At a minimum, buyers should confirm the base steel thickness, zinc coating mass, topcoat / back coat type, paint thickness, intended application, and service environment. It is also wise to discuss forming requirements if the material will be bent, stamped, or roll-formed. In other words, the purchase decision should be based on a full technical specification, not just on color and price.
Conclusion
So, what is prepainted galvanised steel? Put simply, it is galvanised steel that has been upgraded to become a finished, application-ready material through a continuous coil-coating process. In practical manufacturing terms, however, it is much more than just ‘painted steel’. It is a layered engineering system in which the steel substrate provides strength, the zinc coating provides sacrificial corrosion protection, and the primer and topcoat system deliver barrier protection, aesthetic appeal, and performance for its intended use. This combination explains why PPGI has become the material of choice for roofing, wall systems, appliances, ceilings, doors, and many other fabricated products.

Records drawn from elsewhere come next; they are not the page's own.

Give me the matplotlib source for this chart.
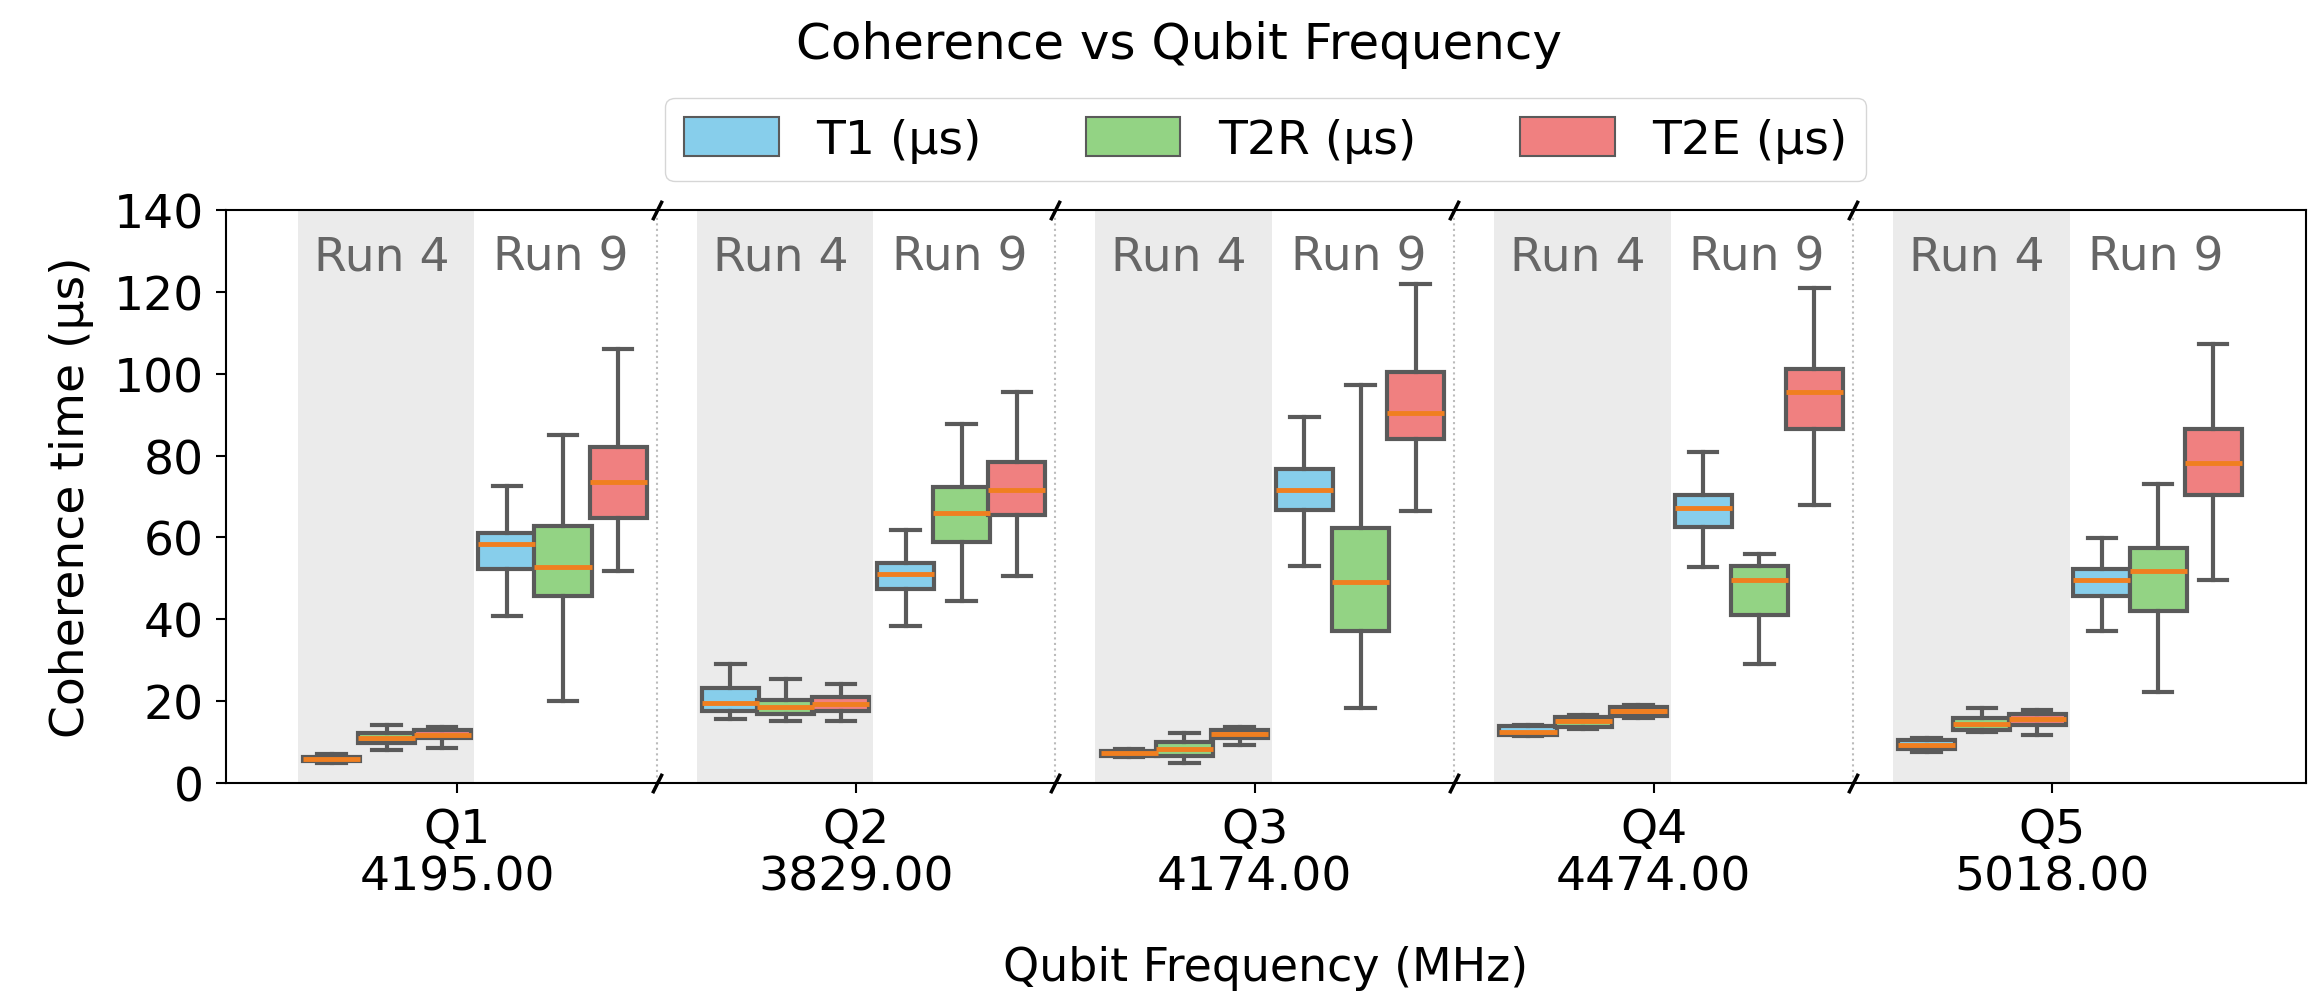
import matplotlib
matplotlib.use("Agg")
import matplotlib.pyplot as plt
from matplotlib.patches import Patch

qubits = ["Q1", "Q2", "Q3", "Q4", "Q5"]
freqs = [4195.00, 3829.00, 4174.00, 4474.00, 5018.00]
runs = ["Run 4", "Run 9"]
metrics = ["T1 (µs)", "T2R (µs)", "T2E (µs)"]

# box stats per qubit, run, metric: [whislo, q1, med, q3, whishi]
run4_t1 = [[4.8, 5.3, 5.9, 6.5, 7.0], [15.7, 17.5, 19.6, 23.3, 29.1],
           [6.3, 6.7, 7.3, 7.9, 8.3], [11.4, 11.8, 12.6, 14.0, 14.3],
           [7.7, 8.3, 9.4, 10.5, 11.1]]
run4_t2r = [[8.0, 9.9, 11.1, 12.3, 14.3], [15.2, 16.9, 18.6, 20.4, 25.4],
            [4.9, 6.7, 8.4, 10.1, 12.3], [13.3, 13.8, 15.2, 16.2, 16.7],
            [12.5, 13.0, 14.5, 15.9, 18.4]]
run4_t2e = [[8.6, 10.9, 11.8, 13.0, 13.8], [15.2, 17.5, 19.4, 21.1, 24.3],
            [9.2, 11.1, 12.0, 13.0, 13.8], [16.0, 16.5, 17.7, 18.6, 19.1],
            [11.8, 14.3, 15.7, 16.9, 17.9]]
run9_t1 = [[40.8, 52.4, 58.3, 61.1, 72.5], [38.4, 47.3, 51.1, 53.8, 61.7],
           [53.1, 66.7, 71.6, 76.6, 89.5], [52.8, 62.6, 67.2, 70.4, 80.8],
           [37.1, 45.8, 49.5, 52.4, 59.9]]
run9_t2r = [[20.1, 45.6, 52.8, 62.8, 84.9], [44.4, 58.8, 66.0, 72.4, 87.6],
            [18.4, 37.1, 49.2, 62.3, 97.3], [29.1, 41.0, 49.5, 53.1, 56.0],
            [22.3, 42.1, 51.8, 57.5, 73.0]]
run9_t2e = [[51.9, 64.8, 73.5, 82.0, 106.0], [50.7, 65.5, 71.6, 78.5, 95.5],
            [66.4, 84.0, 90.5, 100.4, 122.0], [67.9, 86.6, 95.5, 101.2, 120.8],
            [49.5, 70.3, 78.2, 86.4, 107.2]]

colors = ["#87CEEB", "#93D384", "#F08080"]
edge = "#5a5a5a"

run_data = [[run4_t1, run4_t2r, run4_t2e], [run9_t1, run9_t2r, run9_t2e]]
offsets = [[-0.315, -0.177, -0.038], [0.124, 0.265, 0.403]]
run_label_x = [-0.19, 0.26]
width = 0.143

fig = plt.figure(figsize=(23.16, 10.04), dpi=100)
ax = fig.add_axes([0.0976, 0.219, 0.8979, 0.571])

for i in range(len(qubits)):
    ax.axvspan(i - 0.40, i + 0.043, color="#ebebeb", zorder=0, lw=0)
    if i < len(qubits) - 1:
        ax.axvline(i + 0.5, color="#bbbbbb", ls=":", lw=1.5, zorder=0)
    for r in range(2):
        ax.text(i + run_label_x[r], 128.5, runs[r], ha="center", va="center",
                fontsize=34, color="#666666")
        for m in range(3):
            s = run_data[r][m][i]
            stats = [dict(whislo=s[0], q1=s[1], med=s[2], q3=s[3], whishi=s[4], fliers=[])]
            ax.bxp(stats, positions=[i + offsets[r][m]], widths=width, patch_artist=True,
                   showfliers=False,
                   boxprops=dict(facecolor=colors[m], edgecolor=edge, linewidth=3),
                   medianprops=dict(color="#f07f20", linewidth=3.5),
                   whiskerprops=dict(color=edge, linewidth=3),
                   capprops=dict(color=edge, linewidth=3),
                   manage_ticks=False)

# break marks
for i in range(len(qubits) - 1):
    for yy in [0, 1]:
        ax.plot([i + 0.5], [yy], transform=ax.get_xaxis_transform(), marker=[(-1, -2), (1, 2)],
                markersize=14, color="k", mew=2.5, linestyle="none", clip_on=False)

ax.set_xlim(-0.58, 4.635)
ax.set_ylim(0, 140)
ax.set_yticks(range(0, 141, 20))
ax.set_xticks(range(len(qubits)))
ax.set_xticklabels([f"{q}\n{f:.2f}" for q, f in zip(qubits, freqs)])
for lab in ax.get_xticklabels():
    lab.set_linespacing(1.08)
ax.tick_params(labelsize=34, length=7, width=1.5)
ax.tick_params(axis="x", pad=10)
ax.tick_params(axis="y", pad=9)
ax.set_ylabel("Coherence time (µs)", fontsize=34, labelpad=14)
ax.set_xlabel("Qubit Frequency (MHz)", fontsize=33, labelpad=33)
for sp in ax.spines.values():
    sp.set_linewidth(1.5)

handles = [Patch(facecolor=c, edgecolor=edge, linewidth=1.5, label=l) for c, l in zip(colors, metrics)]
fig.legend(handles=handles, loc="center", bbox_to_anchor=(0.5466, 0.860), ncol=3,
           fontsize=34, handlelength=2.0, handleheight=0.9, columnspacing=2.2)
fig.text(0.509, 0.955, "Coherence vs Qubit Frequency", ha="center", va="center", fontsize=36)

fig.savefig("out.png", dpi=100)
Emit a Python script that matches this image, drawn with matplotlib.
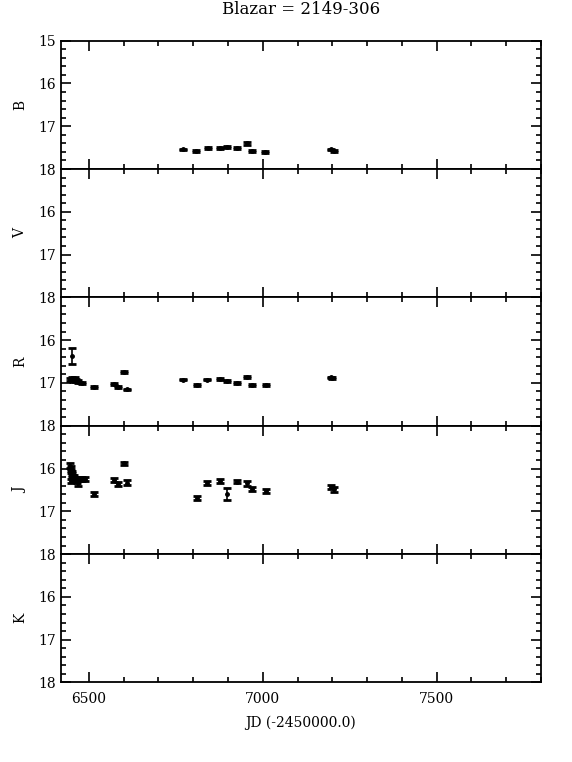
import numpy as np
import matplotlib
matplotlib.use("Agg")
import matplotlib.pyplot as plt
from matplotlib.ticker import MultipleLocator, FixedFormatter, FixedLocator

# B band
b_jd = [6772, 6809, 6842, 6876, 6897, 6926, 6956, 6968, 7007, 7196, 7204]
b_mag = [17.54, 17.58, 17.50, 17.51, 17.48, 17.50, 17.40, 17.58, 17.60, 17.54, 17.57]
b_err = [0.02, 0.02, 0.02, 0.02, 0.02, 0.02, 0.03, 0.02, 0.02, 0.02, 0.02]

# R band
r_jd = [6453, 6447, 6451, 6455, 6459, 6463, 6470, 6479, 6516, 6571, 6583, 6600, 6609,
        6772, 6811, 6841, 6878, 6897, 6927, 6956, 6970, 7009, 7195, 7200]
r_mag = [16.37, 16.92, 16.88, 16.95, 16.90, 16.93, 16.97, 17.0, 17.1, 17.03, 17.09, 16.75, 17.15,
         16.92, 17.04, 16.92, 16.91, 16.95, 17.0, 16.86, 17.04, 17.04, 16.87, 16.88]
r_err = [0.19, 0.03, 0.03, 0.03, 0.03, 0.03, 0.03, 0.03, 0.02, 0.02, 0.02, 0.02, 0.02,
         0.02, 0.02, 0.02, 0.02, 0.02, 0.02, 0.02, 0.02, 0.02, 0.02, 0.02]

# J band
j_jd = [6447, 6449, 6450, 6452, 6453, 6455, 6450, 6458, 6460, 6465, 6470, 6475, 6480, 6490,
        6516, 6571, 6585, 6600, 6609,
        6811, 6841, 6878, 6897, 6927, 6956, 6970, 7009, 7196, 7204]
j_mag = [15.93, 16.0, 16.05, 16.1, 16.15, 16.2, 16.3, 16.2, 16.25, 16.3, 16.35, 16.25, 16.25, 16.24,
         16.59, 16.27, 16.37, 15.88, 16.33,
         16.69, 16.34, 16.29, 16.59, 16.31, 16.35, 16.48, 16.53, 16.43, 16.49]
j_err = [0.05] * 14 + [0.05, 0.05, 0.05, 0.04, 0.05,
                       0.05, 0.05, 0.04, 0.14, 0.04, 0.05, 0.05, 0.05, 0.05, 0.05]

bands = ["B", "V", "R", "J", "K"]
data = {"B": (b_jd, b_mag, b_err), "R": (r_jd, r_mag, r_err), "J": (j_jd, j_mag, j_err)}

plt.rcParams["font.family"] = ["DejaVu Serif"]
plt.rcParams["font.size"] = 10

fig = plt.figure(figsize=(5.72, 7.62), dpi=100)
left, right = 61 / 572, 541 / 572
top, bottom = 1 - 40.7 / 762, 1 - 682.4 / 762
h = (top - bottom) / 5

for i, band in enumerate(bands):
    ax = fig.add_axes([left, top - (i + 1) * h, right - left, h])
    if band in data:
        x, y, e = data[band]
        ax.errorbar(x, y, yerr=e, fmt="o", color="black", ms=2.5,
                    elinewidth=1.2, capsize=3, capthick=2)
    ax.set_xlim(6420, 7800)
    ax.set_ylim(18, 15)
    ax.yaxis.set_major_locator(FixedLocator([15, 16, 17, 18]))
    if i == 0:
        ax.yaxis.set_major_formatter(FixedFormatter(["15", "16", "17", "18"]))
    else:
        ax.yaxis.set_major_formatter(FixedFormatter(["", "16", "17", "18"]))
    ax.yaxis.set_minor_locator(MultipleLocator(0.2))
    ax.xaxis.set_major_locator(MultipleLocator(500))
    ax.xaxis.set_minor_locator(MultipleLocator(100))
    ax.tick_params(which="both", direction="in", top=True, right=True, width=1.2)
    ax.tick_params(which="major", length=7)
    ax.tick_params(which="minor", length=3.5)
    ax.tick_params(axis="x", pad=7)
    for s in ax.spines.values():
        s.set_linewidth(1.3)
    ax.set_ylabel(band, labelpad=8)
    if i < 4:
        ax.tick_params(labelbottom=False)
    else:
        ax.set_xlabel("JD (-2450000.0)", labelpad=7)
    if i == 0:
        ax.set_title("Blazar = 2149-306", pad=19)

fig.savefig("out.png", dpi=100)
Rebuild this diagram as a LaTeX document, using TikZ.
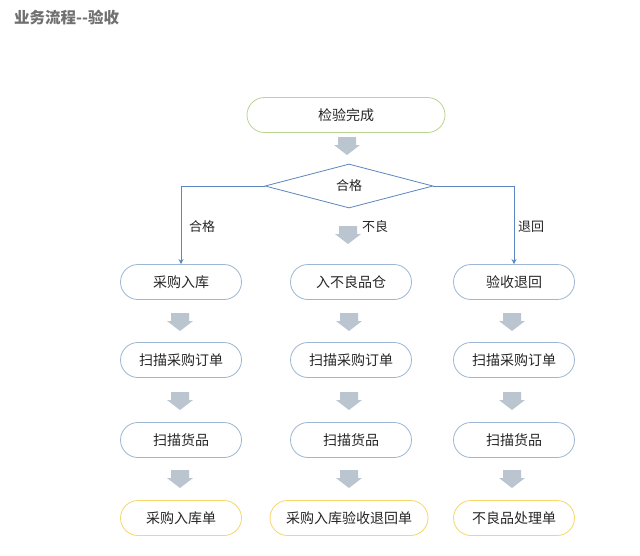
\documentclass[tikz,border=0pt]{standalone}
\usepackage{fontspec}
\setmainfont{Noto Sans CJK SC}
\usetikzlibrary{shapes.geometric,arrows.meta}
\definecolor{nodeblue}{HTML}{9DB6D3}
\definecolor{nodegreen}{HTML}{B9D58F}
\definecolor{nodeyellow}{HTML}{F7D66A}
\definecolor{linkblue}{HTML}{5B86C0}
\definecolor{agray}{HTML}{BAC5D0}
\definecolor{txt}{HTML}{262626}
\definecolor{titlegray}{HTML}{707070}
\begin{document}
\begin{tikzpicture}[x=1pt,y=-1pt,
  base/.style={rectangle, rounded corners=17.5pt, draw, line width=0.8pt, fill=white,
    minimum width=121pt, minimum height=35pt, inner sep=0pt, text=txt, font=\fontsize{14}{16}\selectfont},
  bnode/.style={base, draw=nodeblue},
  gnode/.style={base, draw=nodegreen},
  ynode/.style={base, draw=nodeyellow},
  dia/.style={diamond, aspect=3.82, draw=linkblue, line width=0.8pt, fill=white,
    minimum width=168pt, minimum height=44pt, inner sep=0pt, text=txt, font=\fontsize{13}{15}\selectfont},
  conn/.style={draw=linkblue, line width=0.8pt, -{Stealth[length=5pt,width=5pt]}},
  lbl/.style={text=txt, font=\fontsize{13}{15}\selectfont, inner sep=0pt},
  garrow/.pic={\fill[agray] (-9,0) -- (9,0) -- (9,8) -- (13,8) -- (0,18) -- (-13,8) -- (-9,8) -- cycle;}
]
\useasboundingbox (0,0) rectangle (640,555);
\fill[white] (0,0) rectangle (640,555);

\node[anchor=west, inner sep=0pt, text=titlegray, font=\bfseries\fontsize{15.5}{17}\selectfont] (title) at (14,18) {业务流程{-}{-}验收};

\node[gnode, minimum width=198pt, minimum height=35pt] (start) at (346,115) {检验完成};
\pic at (347,137) {garrow};
\node[dia] (check) at (349,186) {合格};

% row 1
\node[bnode] (a1) at (181,282) {采购入库};
\node[bnode] (b1) at (351,282) {入不良品仓};
\node[bnode] (c1) at (514,282) {验收退回};
% row 2
\node[bnode] (a2) at (181,360) {扫描采购订单};
\node[bnode] (b2) at (351,360) {扫描采购订单};
\node[bnode] (c2) at (514,360) {扫描采购订单};
% row 3
\node[bnode] (a3) at (181,440) {扫描货品};
\node[bnode] (b3) at (351,440) {扫描货品};
\node[bnode] (c3) at (514,440) {扫描货品};
% row 4
\node[ynode] (a4) at (181,518) {采购入库单};
\node[ynode, minimum width=158pt] (b4) at (349,518) {采购入库验收退回单};
\node[ynode] (c4) at (514,518) {不良品处理单};

\draw[conn] (check.west) -| (a1.north);
\draw[conn] (check.east) -| (c1.north);

\node[lbl] (lq) at (202,227) {合格};
\node[lbl] (lb) at (375,227) {不良};
\node[lbl] (lr) at (531,227) {退回};

\pic at (348,226) {garrow};
\foreach \x in {180,349,512} {
  \pic at (\x,313) {garrow};
  \pic at (\x,392) {garrow};
  \pic at (\x,470) {garrow};
}
\end{tikzpicture}
\end{document}
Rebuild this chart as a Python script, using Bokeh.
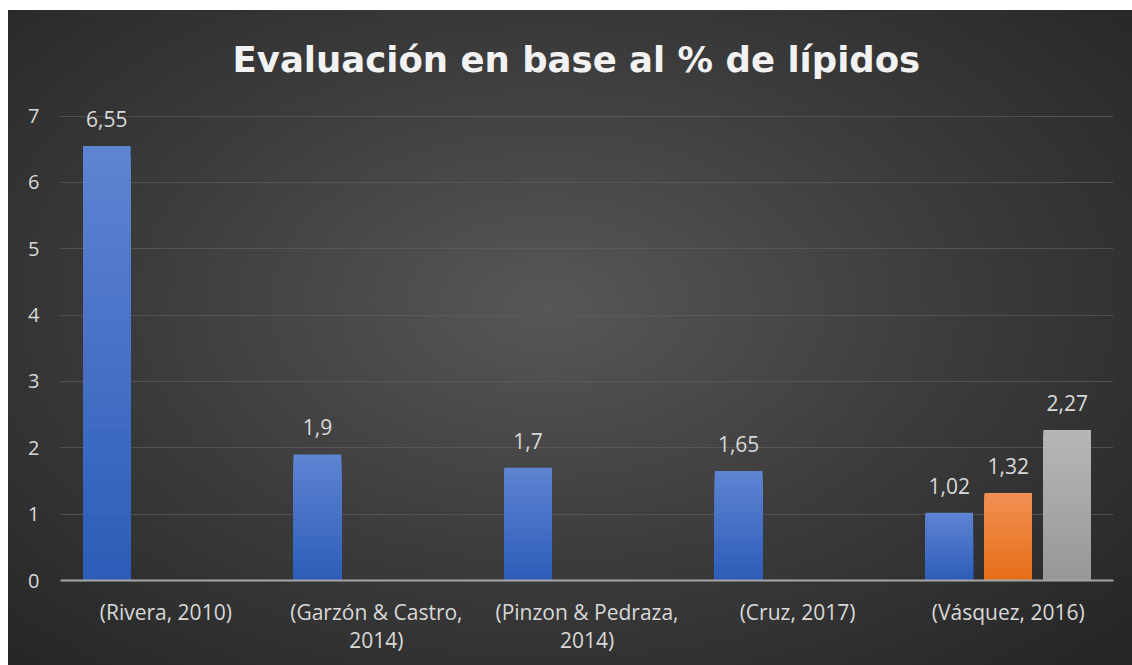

The most important thing for buyers and specifiers to remember is that not all prepainted galvanized steel is the same. Final performance depends on the interaction of the substrate, zinc mass, pretreatment, primer, and topcoat chemistry, coating thickness, fabrication method, and installation environment. Therefore, the smartest way to buy PPGI is not to ask “What is the cheapest prepainted galvanized steel?”, but rather “Which coating system and substrate combination best fits the real service conditions of my product?”. Once this question has been answered correctly, prepainted galvanised steel becomes one of the most efficient, versatile, and commercially valuable coated steel materials available today.